There’s a lot to like about Landis’ characterization in this issue. Once again, the book seems like almost a direct attack on Man of Steel and its portrayal of the character, with Clark reacting to Lobo’s destruction not with anger and violence but shock, confusion and sadness. He’s still naive in some ways, but Landis shows how his fundamental decency, compassion and bravery are the traits that truly define Superman. And as much as this issue focuses on the confrontation between rival aliens and the resulting devastation in the city, it’s great to see Landis end his story on such a personal and intimate note. This issue completes Clark’s long character arc and journey of self-discovery in a profoundly satisfying way.

So what doesn’t quite work about this finale? For one thing, Lobo himself comes across as an odd choice of villain. He makes sense in terms of both he and Superman being the last survivors of dead civilizations, but his goofy personality doesn’t really mesh with the 9/11-esque imagery and the general tone of shock and horror driving the conflict. Also, Jock’s art isn’t quite as successful as some in bringing a key chapter of Clark’s journey to life. Jock’s murky, noir-flavored visuals suit the general tone of the story, but his storytelling lacks the clarity needed for epic, citywide battle scenes. His art is more impressive during the quieter epilogue sequence than during the main conflict.
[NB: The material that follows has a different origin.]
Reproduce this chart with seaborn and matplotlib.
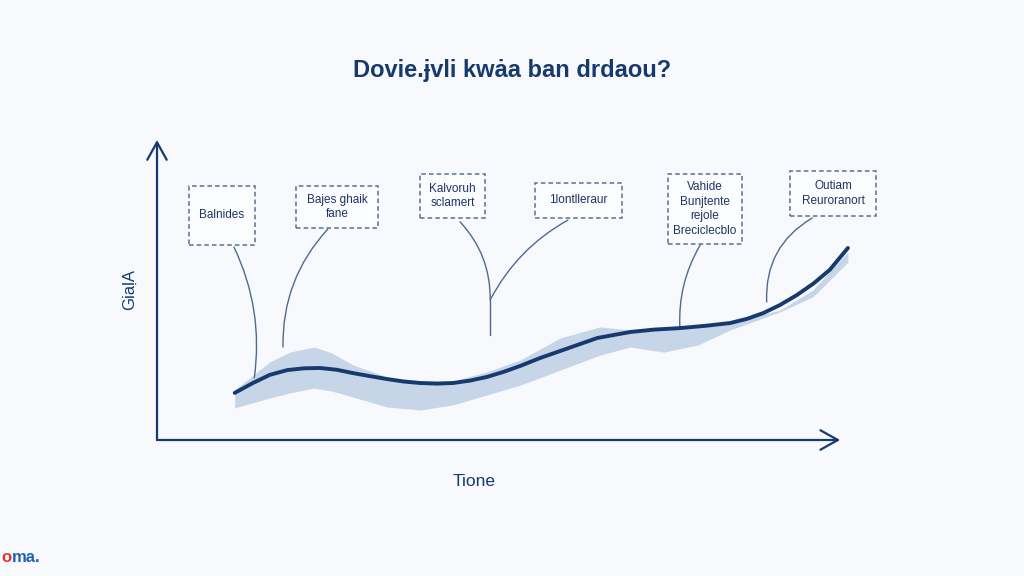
import matplotlib
matplotlib.use("Agg")
import matplotlib.pyplot as plt
import numpy as np
import pandas as pd
import seaborn as sns
from matplotlib.patches import Rectangle

# main curve (time vs value)
time_pts = [11.1, 13.7, 16.1, 18.6, 21.0, 23.3, 25.7, 28.0, 30.4, 32.9, 35.2, 37.6,
            40.0, 42.3, 44.7, 47.1, 49.5, 51.9, 54.7, 58.0, 62.9, 67.6, 71.0,
            74.7, 78.5, 81.9, 84.3, 86.6, 89.0, 91.4, 93.8, 96.1, 98.7]
value_pts = [15.7, 19.0, 21.7, 23.3, 23.9, 24.0, 23.4, 22.3, 21.3, 20.3, 19.5, 19.0,
             18.8, 19.0, 19.8, 21.0, 22.7, 24.7, 27.3, 30.0, 34.0, 36.0, 36.8,
             37.3, 38.1, 39.0, 40.4, 42.3, 45.0, 48.3, 52.2, 56.7, 64.0]

# uncertainty band
band_time = [11.1, 16.1, 19.0, 22.4, 25.0, 28.0, 32.9, 37.6, 42.3, 47.1, 51.9,
             57.6, 63.3, 67.6, 72.4, 77.3, 81.9, 89.0, 93.7, 98.7]
band_upper = [16.7, 26.0, 29.3, 31.0, 29.0, 25.0, 21.0, 19.7, 19.7, 22.7, 26.7,
              34.0, 37.7, 36.7, 37.3, 38.0, 39.3, 43.3, 50.0, 62.7]
band_lower = [10.7, 14.0, 15.7, 17.3, 16.3, 14.3, 11.0, 10.0, 11.7, 15.0, 18.3,
              23.3, 28.3, 31.0, 29.3, 31.7, 36.7, 42.7, 47.7, 59.3]

# annotation labels
labels = ["Balnides", "Bajes ghaik\nfane", "Kalvoruh\nsclamert",
          "1lontlleraur", "Vahide\nBunjtente\nrejole\nBreciclecblo",
          "Outiam\nReuroranort"]

title = "Dovie.ɉvli kwȧa ban drdaou?"
xlabel = "Tione"
ylabel = "GiaḷA"

navy = "#163a6e"
band_col = "#c6d5e8"
conn_col = "#4f6a92"
bg = "#f7f9fc"

sns.set_theme(style="white")
plt.rcParams["font.family"] = ["Liberation Sans", "DejaVu Sans"]

fig = plt.figure(figsize=(10.24, 5.76), dpi=100, facecolor=bg)
ax = fig.add_axes([157 / 1024, 136 / 576, 700 / 1024, 300 / 576])
ax.set_facecolor(bg)
ax.set_xlim(0, 100)
ax.set_ylim(0, 100)
for s in ax.spines.values():
    s.set_visible(False)
ax.set_xticks([])
ax.set_yticks([])

ax.fill_between(band_time, band_lower, band_upper, color=band_col, lw=0, zorder=1)
df = pd.DataFrame({"t": time_pts, "v": value_pts})
sns.lineplot(data=df, x="t", y="v", ax=ax, color=navy, lw=2.8, zorder=3,
             solid_capstyle="round", solid_joinstyle="round")
ax.set_xlabel("")
ax.set_ylabel("")

# axis arrows
arrow_kw = dict(arrowstyle="->,head_length=0.9,head_width=0.5", color=navy,
                lw=1.6, shrinkA=0, shrinkB=0, mutation_scale=14)
ax.annotate("", xy=(0, 100), xytext=(0, 0), arrowprops=arrow_kw, annotation_clip=False)
ax.annotate("", xy=(97.6, 0), xytext=(0, 0), arrowprops=arrow_kw, annotation_clip=False)

# annotation boxes (x0, x1, y0, y1 in data units)
boxes = [(4.57, 14.0, 65.0, 84.7), (19.86, 31.57, 70.7, 84.7),
         (37.57, 46.86, 74.0, 88.7), (54.0, 66.43, 74.0, 85.7),
         (73.0, 83.57, 65.3, 88.7), (90.43, 102.7, 74.7, 89.7)]
for (x0, x1, y0, y1), lab in zip(boxes, labels):
    ax.add_patch(Rectangle((x0, y0), x1 - x0, y1 - y0, fill=True, facecolor="#fbfcfe",
                           edgecolor="#5c6f8f", lw=1.1, ls=(0, (3, 2)),
                           clip_on=False, zorder=4))
    ax.text((x0 + x1) / 2, (y0 + y1) / 2, lab, ha="center", va="center",
            fontsize=8.5, color="#1c3563", linespacing=1.3, zorder=5)

# connectors
conns = [((11.0, 64.3), (13.9, 20.7), -0.15),
         ((24.4, 70.3), (18.0, 31.0), 0.2),
         ((43.3, 72.7), (47.6, 46.7), -0.2),
         ((58.7, 73.3), (47.6, 46.7), 0.15),
         ((77.6, 65.0), (74.7, 37.3), 0.15),
         ((93.6, 74.0), (87.1, 46.0), 0.3)]
for start, end, rad in conns:
    ax.annotate("", xy=end, xytext=start, annotation_clip=False,
                arrowprops=dict(arrowstyle="-", color=conn_col, lw=1.0,
                                shrinkA=0, shrinkB=0,
                                connectionstyle=f"arc3,rad={rad}"), zorder=2)
ax.plot([47.6, 47.6], [46.7, 35.0], color=conn_col, lw=1.0, zorder=2)

fig.text(512 / 1024, 1 - 70 / 576, title, ha="center", va="center",
         fontsize=17, fontweight="bold", color=navy)
fig.text(474 / 1024, 1 - 481 / 576, xlabel, ha="center", va="center",
         fontsize=12.5, color=navy)
fig.text(129 / 1024, 1 - 289 / 576, ylabel, ha="center", va="center",
         rotation=90, fontsize=12, color=navy)

fig.text(1 / 1024, 1 - 558 / 576, "o", ha="left", va="center",
         fontsize=12, fontweight="bold", color="#e5332a")
fig.text(12 / 1024, 1 - 558 / 576, "ma.", ha="left", va="center",
         fontsize=12, fontweight="bold", color="#1f62b5")

fig.savefig("out.png", dpi=100, facecolor=bg)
Superman: American Alien #7 may be the weakest installment of the series, but that doesn’t say much considering how terrific this comic has been. While this finale may suffer from a misplaced villain and some muddled action scenes, it still caps off Clark’s extended character arc and delivers the final words on the series’ overarching themes. Landis can now officially enter the pantheon of great Superman writers.